“In order to last in the music game, you have to reinvent yourself, and that’s what Culture does.”
So says the charismatic and thoughtful IG Culture, who has just created the genre-defying album ‘Turn It Up’ under his alter-ego New Sector Movements. His second album under the New Sector Movements moniker (now shortened to simply NSM), sees the ever-pioneering producer go back to his roots, and coming up with his most accessible music yet. It’s a piece of music that sees IG Culture moving beyond the scenes in which he has developed, and reaching the perfect balance between sweet, soul music, and the tech-y broken edginess that has so far defined his career. As he excitedly puts it himself, “The next stage of NSM takes in all of my musical experiences, hones them into new and strong songs that tell where I am from, where I am at, and where I am going.”
‘Turn It Up’ is an album that has allowed IG to move on as a producer, while acknowledging his debt to the past. It’s a dichotomy that has always been integral to IG Culture’s music, a natural development from growing up in the UK. “Everything that England has been soaking up over all these years, I am about. If it’s in the dance, then I am all over it. Be it the sound-clash to the sampled beat.” You can hear it on tracks like ‘Heat It Up’ – a ragged fusion of hip hop, soul and punk, that could only be born from London. Or the twisted soul of ‘Sho You Right’, which takes the blueprint of Philadelphia soul, and transforms it into something entirely fresh. A modern classic from the uniquely British school of eclecticism.
Like black musical luminaries before him, Shuggie Otis, Stevie Wonder or Herbie Hancock, IG Culture’s sound depends on taking the technology of the time and combining it with classic sensibilities. Nestled deep in his subterranean West London studio, packed with drum kits, unrecognisable pieces of production kit and a beaten up piano, IG has always strived to push as many boundaries as possible. Be it in the nineties, under his Dodge City Production name, where he developed UK hip hop into a viable chart friendly form. Or when he first recorded as IG Culture for seminal labels like Main Squeeze or People, becoming the original pioneer of that unique fusion of jazz, soul, beats and general weirdness, that became known as the West London Sound or Broken Beats.

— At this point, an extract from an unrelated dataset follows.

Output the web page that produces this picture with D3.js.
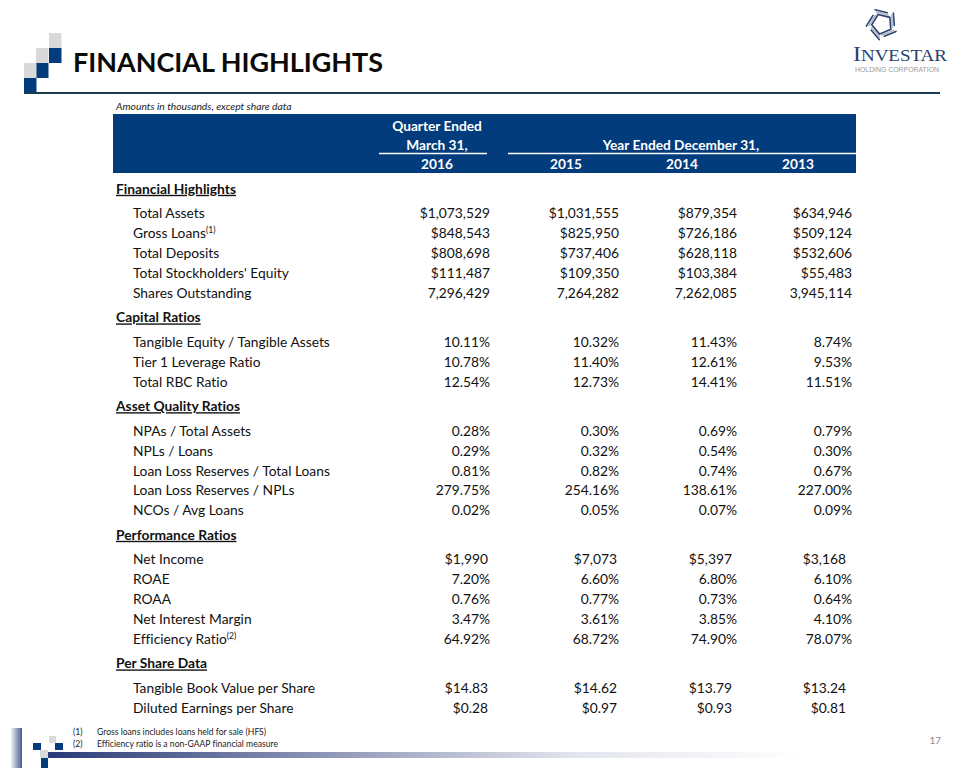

While not exactly turning his back on the broken beat sound he invented (the complex and choppy beat patterns that characterise the sound are still evident on tracks like ‘Trying Times’ and ‘Digital Age’), ‘Turn It Up’ sees him investigating other styles of music. “Well, I’m not content to stick to one genre, and you can hear that on this album more than anything else I have recorded.” His love of sound-system and reggae has led to ‘Big It Up’, a collaboration between IG and renowned Jamaican dancehall chanteuse Cecile. Based around a bumpy ragga riddim that wouldn’t feel out of place as the basis for a Greensleeves Rhythm album, Cecile lets loose with her trademark, tough style. The result is going to surprise people who thought they knew what New Sector Movements was about.
So there you have it: forget about everything you thought you knew about this artist, as NSM is back, revived for 2004. He’s not just created the most important black music album of the year, but perhaps the most important album of the year full stop. British soul music is now firmly back on the map.